Überraschend hat der EuGH dem BGH widersprochen und eine seit 2010 Widerrufsinformation für fehlerhaft erklärt. Damit ist nunmehr die Tür für die Überprüfung und ggf. Widerruf zahlreicher Kreditverträge eröffnet worden. Der Entscheidung des EuGH lag ein Verfahren des LG Saarbrücken zugrunde, in welchem die dortigen Parteien über die Wirksamkeit eines im Jahr 2012 abgeschlossenen Darlehensvertrages stritten. Die Darlehensnehmer hatten diesen Kreditvertrag unter Berufung auf eine fehlerhafte Widerrufsinformation im Jahr 2016 widerrufen.

Das Landgericht Saarbrücken war der Auffassung, dass die Bank fehlerhaft über das Widerrufsrecht informiert hatte, da ein in der Belehrung enthaltener Verweis auf gesetzliche Vorschriften mit der europäischen Verbraucherkreditrichtlinie nicht zu vereinbaren ist. Allerdings sah sich das Landgericht Saarbrücken daran gehindert, zugunsten des Darlehensnehmers zu entscheiden, da der Bundesgerichtshof  in ständiger Rechtsprechung die von der Kreissparkasse verwendete Widerrufsinformation für ordnungsgemäß erachtete und die dortige sog. Kaskadenverweisung für transparent und nachvollziehbar hielt. Die Belehrung setzte daher die Widerrufsfrist in Gang, so das ein Widerruf in 2016 verfirntet wäre. Das Landgericht Saarbrücken folgte dieser Auffassung nicht und legte die Angelegenheit dem Europäischen Gerichtshof vorab zur Entscheidung vor.

Der Europäische Gerichtshof hat mit Beschluss vom 26.03.2020 entscheiden, dass Verbraucherkreditverträge in klarer und prägnanter Form die Modalitäten für die Berechnung der Widerrufsfrist angeben müssen.
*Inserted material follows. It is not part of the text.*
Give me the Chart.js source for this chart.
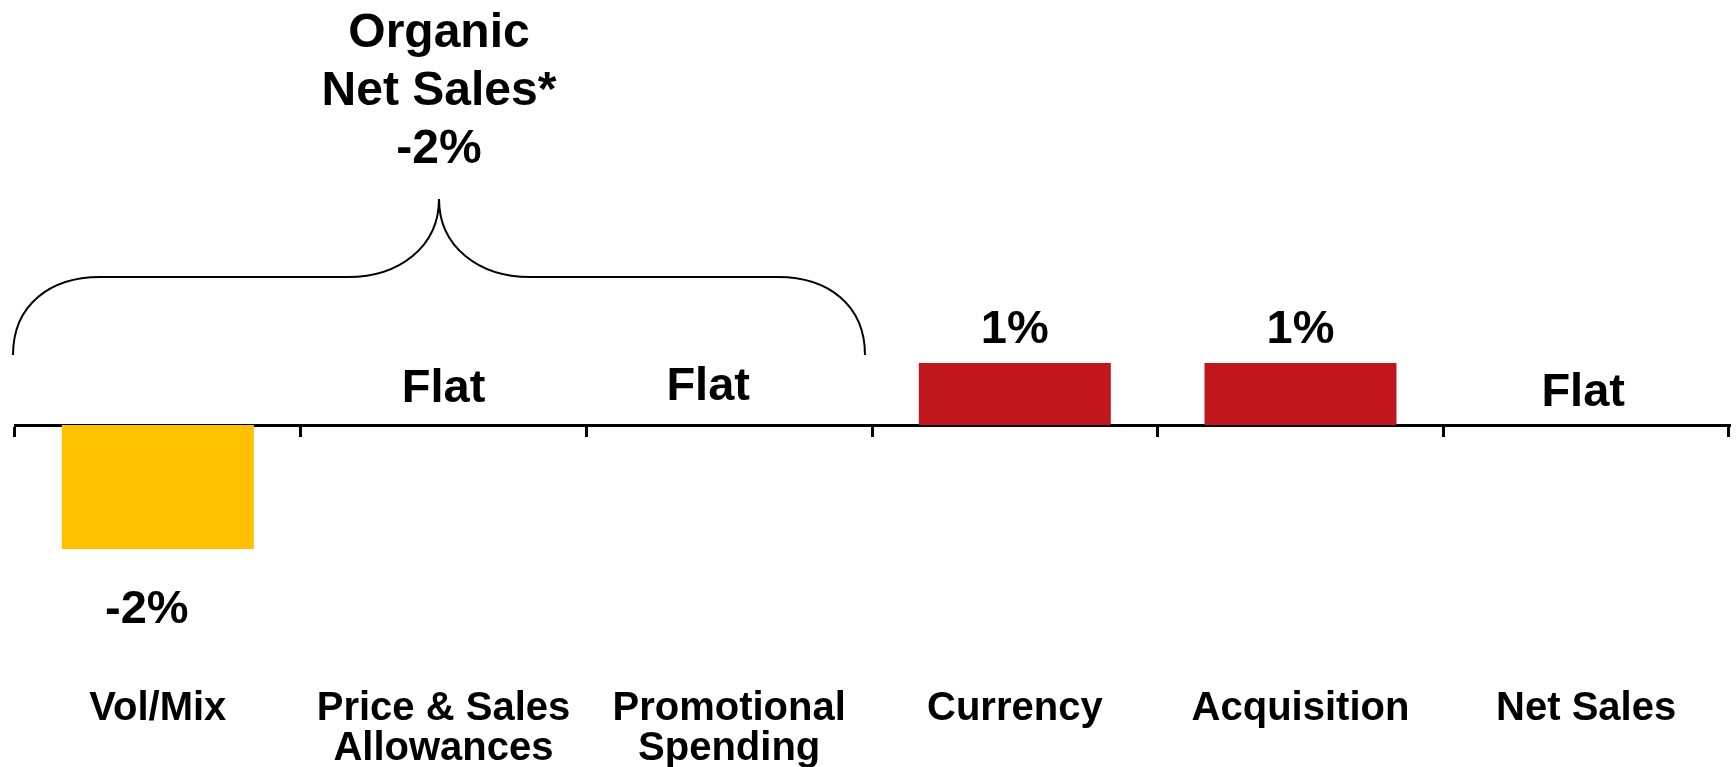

Es reicht nicht aus, dass der Vertrag hinsichtlich der Pflichtangaben, deren Erteilung an den Verbraucher für den Beginn der Widerrufsfrist maßgeblich ist, auf eine nationale Vorschrift verweist, die selbst auf weitere nationale Rechtsvorschriften verweist. Dadurch werde dem Verbrauche überhaupt nicht klar, worauf es hinsichtlich des Beginns der Widerrufsfrist überhaupt ankomme und welche Angaben im Vertrag aufgeführt werden müssen. Nach Auffassung des EuGH ist die vorgelegte Widerrufsinformation fehlerhaft und das LG Saarbrücken hat dies in seiner Entscheidung zu berücksichtigen.

Hat eine Bank über den Widerruf fehlerhaft belehrt, kann der Darlehensnehmer seinen Kreditvertrag auch jetzt noch widerrufen. Allerdings ist zu berücksichtigen, dass die Richtlinie keine Anwendung für Immobiliarkreditverträge entfaltet. Zudem hat der deutsche Gesetzgeber eine Muster-Widerrufsinformation vorgegeben, die von den Banken häufig verwandt wurde. Ob und inwieweit sich Banken darauf berufen dürfen, dass sie auf die Wirksamkeit der gesetzlichen Musterbelehrung vertraut haben (Gesetzlichkeitsfiktion), wird nunmehr mit Spannung zu verfolgen sein.